Opinion
June 13, 1991
Appeal from the County Court of Fulton County (Mazzone, J.).
On appeal from his conviction of first degree rape, defendant contends that County Court erroneously precluded him from cross-examining the complainant concerning whether she had made prior false claims of rape and that he was unduly prejudiced by the delay in the production of Rosario material consisting of the serologist's handwritten notes.

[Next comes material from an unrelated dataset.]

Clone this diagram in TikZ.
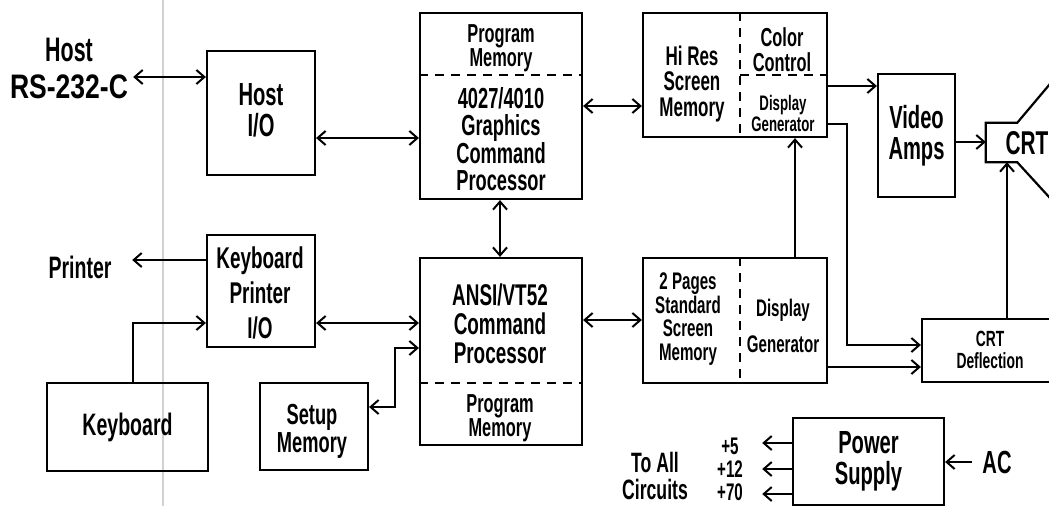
\documentclass[tikz,border=0pt]{standalone}
\usepackage{fontspec}
\setmainfont{Liberation Sans}[FakeStretch=0.63]
\usetikzlibrary{arrows.meta}
\begin{document}
\begin{tikzpicture}[x=1pt,y=-1pt,
  box/.style={draw, line width=2.2pt, inner sep=0pt, align=center},
  txt/.style={inner sep=0pt, align=center},
  fs/.style 2 args={font=\fontsize{#1}{#2}\selectfont\bfseries},
  con/.style={line width=2pt},
  divider/.style={line width=2pt, dash pattern=on 9pt off 7pt},
  >={Straight Barb[length=8pt,width=14pt]}]
\fill[white] (0,0) rectangle (1049,506);
\path[use as bounding box] (0,0) rectangle (1049,506);
\clip (0,0) rectangle (1049,506);
\draw[black!18, line width=1.5pt] (163,0) -- (163,506);

% boxes
\node[box, minimum width=108pt, minimum height=124pt] (hostio) at (261,113) {};
\node[box, minimum width=162pt, minimum height=186pt] (gcp) at (501,106) {};
\node[box, minimum width=184pt, minimum height=124pt] (hires) at (735,75) {};
\node[box, minimum width=77pt, minimum height=123pt, fs={32}{31}] (video) at (916.5,135.5) {Video\\Amps};
\node[inner sep=0pt, minimum width=31pt, minimum height=39pt] (crtbox) at (1001.5,142.5) {};
\node[box, minimum width=108pt, minimum height=112pt] (kpio) at (261,291) {};
\node[box, minimum width=162pt, minimum height=187pt] (ansi) at (501,351.5) {};
\node[box, minimum width=184pt, minimum height=125pt] (std) at (735,320.5) {};
\node[box, minimum width=156pt, minimum height=63pt] (crtdef) at (1000,350.5) {};
\node[box, minimum width=161pt, minimum height=88pt, fs={31}{28}] (kbd) at (127.5,427) {Keyboard};
\node[box, minimum width=108pt, minimum height=87pt] (setup) at (314,426.5) {};
\node[box, minimum width=151pt, minimum height=87pt, fs={32}{31}] (power) at (868.5,461.5) {Power\\Supply};

% dividers
\draw[divider] (gcp.west |- 0,75) -- (gcp.east |- 0,75);
\draw[divider] (hires.north -| 740,0) -- (hires.south -| 740,0);
\draw[divider] (740,75) -- (hires.east |- 0,75);
\draw[divider] (ansi.west |- 0,383) -- (ansi.east |- 0,383);
\draw[divider] (std.north -| 740,0) -- (std.south -| 740,0);

% CRT funnel
\draw[line width=2.2pt] ([shift={(43,-51)}]crtbox.north east) -- (crtbox.north east) -- (crtbox.north west) -- (crtbox.south west) -- (crtbox.south east) -- ++(43,47);

% texts
\node[txt, fs={34}{30}] (hostlbl) at (69,50) {Host};
\node[txt, fs={34}{30}, minimum width=128pt] (rs) at (69,87) {\addfontfeature{FakeStretch=0.78}RS-232-C};
\node[txt, fs={32}{31}] (hostiot) at (261,110) {Host\\I/O};
\node[txt, fs={26}{24}] (gcpmem) at (501,48) {Program\\Memory};
\node[txt, fs={29}{27}] (gcpt) at (501,139) {4027/4010\\Graphics\\Command\\Processor};
\node[txt, fs={27}{25.5}] (hirest) at (692,84) {Hi Res\\Screen\\Memory};
\node[txt, fs={26}{25}] (colort) at (782,50) {Color\\Control};
\node[txt, fs={21}{21}] (hdisp) at (783,113) {Display\\Generator};
\node[txt, fs={33}{30}] (crtt) at (1027,143) {CRT};
\node[txt, fs={30}{35}] (kpiot) at (260,293) {Keyboard\\Printer\\I/O};
\node[txt, fs={31}{28}, minimum width=104pt] (printer) at (80,267) {Printer};
\node[txt, fs={29}{28}] (setupt) at (312,431) {Setup\\Memory};
\node[txt, fs={30}{29}] (ansit) at (500,324) {ANSI/VT52\\Command\\Processor};
\node[txt, fs={26}{24}] (ansimem) at (500,418) {Program\\Memory};
\node[txt, fs={24}{23.5}] (stdt) at (688,319) {2 Pages\\Standard\\Screen\\Memory};
\node[txt, fs={24}{36}] (sdisp) at (783,326) {Display\\Generator};
\node[txt, fs={22}{21.5}] (crtdeft) at (990,350) {CRT\\Deflection};
\node[txt, fs={32}{30}, minimum width=50pt] (ac) at (997,462) {AC};
\node[txt, fs={28}{27}] (toall) at (655,476) {To All\\Circuits};
\node[txt, fs={24}{24}, minimum width=64pt] (p5) at (730,446) {+5};
\node[txt, fs={24}{24}, minimum width=64pt] (p12) at (730,469) {+12};
\node[txt, fs={24}{24}, minimum width=64pt] (p70) at (730,492) {+70};

% connectors
\draw[con,<->] (rs.east |- 0,77) -- (hostio.west |- 0,77);
\draw[con,<->] (hostio.east |- 0,138) -- (gcp.west |- 0,138);
\draw[con,<->] (gcp.east |- 0,106) -- (hires.west |- 0,106);
\draw[con,<->] (gcp.south -| 500,0) -- (ansi.north -| 500,0);
\draw[con,->] (hires.east |- 0,86) -- (video.west |- 0,86);
\draw[con,->] (hires.east |- 0,124) -- (847,124) -- (847,345) -- (crtdef.west |- 0,345);
\draw[con,->] (video.east |- 0,142) -- (crtbox.west |- 0,142);
\draw[con,->] (crtdef.north -| 1007,0) -- (crtbox.south -| 1007,0);
\draw[con,->] (std.north -| 795,0) -- (hires.south -| 795,0);
\draw[con,<->] (ansi.east |- 0,320) -- (std.west |- 0,320);
\draw[con,->] (std.east |- 0,367) -- (crtdef.west |- 0,367);
\draw[con,->] (kpio.west |- 0,260) -- (printer.east |- 0,260);
\draw[con,->] (kbd.north -| 133,0) |- (kpio.west |- 0,323);
\draw[con,<->] (kpio.east |- 0,323) -- (ansi.west |- 0,323);
\draw[con,<->] (setup.east |- 0,407) -- (395,407) -- (395,348) -- (ansi.west |- 0,348);
\draw[con,->] (power.west |- 0,443) -- (p5.east |- 0,443);
\draw[con,->] (power.west |- 0,469) -- (p12.east |- 0,469);
\draw[con,->] (power.west |- 0,494) -- (p70.east |- 0,494);
\draw[con,->] (ac.west) -- (power.east |- ac.west);
\end{tikzpicture}
\end{document}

We disagree.
As to defendant's first claim, we note that in People v Mandel ( 48 N.Y.2d 952, cert denied, appeal dismissed 446 U.S. 949) the Court of Appeals held that evidence of a victim's prior complaint of a sex crime does not come within the proscriptive scope of CPL 60.42; therefore, its "admissibility rests within the discretion of the trial court" (People v Harris, 132 A.D.2d 940, 941, lv denied 74 N.Y.2d 810). Inasmuch as defendant sought to impeach the complainant's credibility through the use of multiple hearsay (see, People v Hicks, 154 A.D.2d 713, 714), without an adequate factual basis for believing that the prior complaint was false (see, People v Lippert, 138 A.D.2d 770, 771), we see no abuse of County Court's discretion in denying defendant's motion to permit cross-examination of the complainant about a prior incident of attempted rape (see, supra).

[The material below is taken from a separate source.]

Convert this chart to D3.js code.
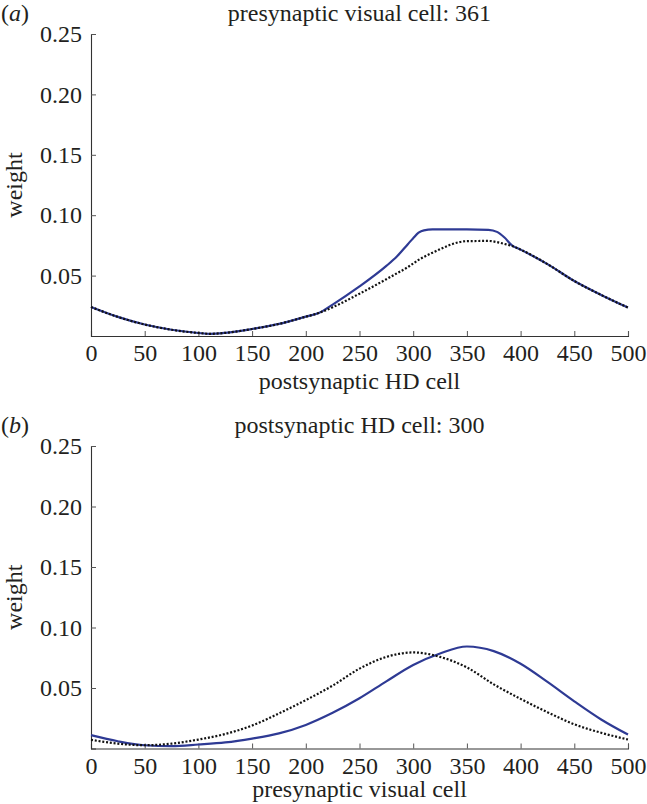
<!DOCTYPE html>
<html>
<head>
<meta charset="utf-8">
<script src="https://cdn.jsdelivr.net/npm/d3@7"></script>
<style>
  html, body { margin: 0; padding: 0; background: #fff; }
  svg { display: block; }
  text { font-family: "Liberation Serif", "Times New Roman", serif; fill: #231f20; }
</style>
</head>
<body>
<script>
// ---------------- DATA ----------------
const xTicks = [0, 50, 100, 150, 200, 250, 300, 350, 400, 450, 500];
const yTicks = [0.05, 0.10, 0.15, 0.20, 0.25];
const yTickLabels = ["0.05", "0.10", "0.15", "0.20", "0.25"];

// Panel (a): presynaptic visual cell 361
const xA = [0, 25, 50, 75, 100, 111, 125, 150, 175, 200, 212, 225, 250, 275, 285, 295, 300, 305, 310, 318, 350, 370, 378, 385, 392, 400, 425, 450, 475, 500];
const dottedA = [0.024, 0.0158, 0.0095, 0.0052, 0.0025, 0.0018, 0.0026, 0.0058, 0.0100, 0.0160, 0.0190, 0.0238, 0.0350, 0.0470, 0.0520, 0.0570, 0.0600, 0.0630, 0.0655, 0.0690, 0.0785, 0.0787, 0.0777, 0.0762, 0.0745, 0.0715, 0.0595, 0.0455, 0.0340, 0.0235];
const blueA   = [0.024, 0.0158, 0.0095, 0.0052, 0.0025, 0.0018, 0.0026, 0.0058, 0.0100, 0.0160, 0.0190, 0.0260, 0.0410, 0.0580, 0.0660, 0.0760, 0.0810, 0.0855, 0.0875, 0.0882, 0.0883, 0.0879, 0.0862, 0.0815, 0.0750, 0.0715, 0.0595, 0.0455, 0.0340, 0.0235];

// Panel (b): postsynaptic HD cell 300
const xB = [0, 25, 50, 75, 100, 125, 150, 175, 200, 225, 250, 275, 300, 325, 350, 375, 400, 425, 450, 475, 500];
const dottedB = [0.0072, 0.004, 0.0027, 0.004, 0.0074, 0.012, 0.019, 0.029, 0.040, 0.052, 0.066, 0.0757, 0.0794, 0.0757, 0.067, 0.053, 0.041, 0.030, 0.020, 0.013, 0.0074];
const blueB   = [0.011, 0.006, 0.0027, 0.002, 0.0033, 0.005, 0.0082, 0.0125, 0.0195, 0.0295, 0.0415, 0.0555, 0.0690, 0.0785, 0.0843, 0.0805, 0.0700, 0.0550, 0.0390, 0.0240, 0.0115];

const panels = [
  { tag: "a", title: "presynaptic visual cell: 361", xlabel: "postsynaptic HD cell", xs: xA, blue: blueA, dotted: dottedA },
  { tag: "b", title: "postsynaptic HD cell: 300", xlabel: "presynaptic visual cell", xs: xB, blue: blueB, dotted: dottedB }
];

// ---------------- LAYOUT ----------------
const W = 647, H = 804;
const plotLeft = 91, plotRight = 628;
const panelTop = [34, 446], panelBottom = [336, 748.5];
const xLabelY = [389, 797];
const fontSize = 24;
const blueColor = "#2e3a94";

const svg = d3.select("body").append("svg").attr("width", W).attr("height", H);

panels.forEach((p, i) => {
  const x = d3.scaleLinear().domain([0, 500]).range([plotLeft, plotRight]);
  const y = d3.scaleLinear().domain([0, 0.25]).range([panelBottom[i], panelTop[i]]);
  const g = svg.append("g");

  // Axes (ticks pointing inward)
  const xAxis = d3.axisBottom(x).tickValues(xTicks).tickSize(-5).tickPadding(8).tickFormat(d3.format("d"));
  const yAxis = d3.axisLeft(y).tickValues(yTicks).tickSize(-5).tickPadding(9).tickFormat((d, k) => yTickLabels[k]);

  const gx = g.append("g").attr("transform", `translate(0,${panelBottom[i]})`).call(xAxis);
  const gy = g.append("g").attr("transform", `translate(${plotLeft},0)`).call(yAxis);
  [gx, gy].forEach(ax => {
    ax.select(".domain").attr("stroke", "#333").attr("stroke-width", 1.1);
    ax.selectAll(".tick line").attr("stroke", "#555").attr("stroke-width", 1);
    ax.selectAll(".tick text").attr("font-size", fontSize)
      .attr("font-family", "Liberation Serif, Times New Roman, serif").attr("fill", "#231f20");
  });
  gx.selectAll(".tick text").attr("dy", "0.71em");

  // Lines
  const pts = (vals) => p.xs.map((xv, k) => [xv, vals[k]]);
  const line = d3.line().x(d => x(d[0])).y(d => y(d[1])).curve(d3.curveMonotoneX);

  g.append("path").attr("d", line(pts(p.blue)))
    .attr("fill", "none").attr("stroke", blueColor).attr("stroke-width", 2.2)
    .attr("stroke-linejoin", "round");
  g.append("path").attr("d", line(pts(p.dotted)))
    .attr("fill", "none").attr("stroke", "#111").attr("stroke-width", 2.2)
    .attr("stroke-dasharray", "2,1.8");

  // Titles and labels
  const titleY = panelTop[i] - 13;
  g.append("text").attr("x", (plotLeft + plotRight) / 2).attr("y", titleY)
    .attr("text-anchor", "middle").attr("font-size", fontSize).text(p.title);

  const tag = g.append("text").attr("x", 1).attr("y", titleY).attr("font-size", fontSize);
  tag.append("tspan").text("(");
  tag.append("tspan").attr("font-style", "italic").text(p.tag);
  tag.append("tspan").text(")");

  g.append("text").attr("x", (plotLeft + plotRight) / 2).attr("y", xLabelY[i])
    .attr("text-anchor", "middle").attr("font-size", fontSize).text(p.xlabel);

  const ylabY = (panelTop[i] + panelBottom[i]) / 2;
  g.append("text").attr("transform", `translate(22,${ylabY}) rotate(-90)`)
    .attr("text-anchor", "middle").attr("font-size", fontSize).text("weight");
});
</script>
</body>
</html>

With respect to defendant's remaining argument, the prosecution admits that the serologist's notes were not turned over to the defense before the prosecutor's opening statement as required (see, CPL 240.45 [a]; People v Rosario, 9 N.Y.2d 286, cert denied 368 U.S. 866). By failing to move for a mistrial or otherwise claim prejudice on this ground, however, defendant's argument is unpreserved for appellate review (see, People v Kilgore, 168 A.D.2d 830; People v Provenzano, 154 A.D.2d 486, lv denied 74 N.Y.2d 951). In any event, the Rosario violation in the instant case involves only delay in turning over material and does not require reversal in the absence of substantial prejudice (see, People v Martinez, 71 N.Y.2d 937, 940; People v Ranghelle, 69 N.Y.2d 56, 63). No such prejudice occurred here. The material was delivered to defense counsel in sufficient time for its use at trial (see, People v Kilgore, supra). Accordingly, defendant's conviction should be affirmed.
Mahoney, P.J., Weiss, Levine and Harvey, JJ., concur. Ordered that the judgment is affirmed.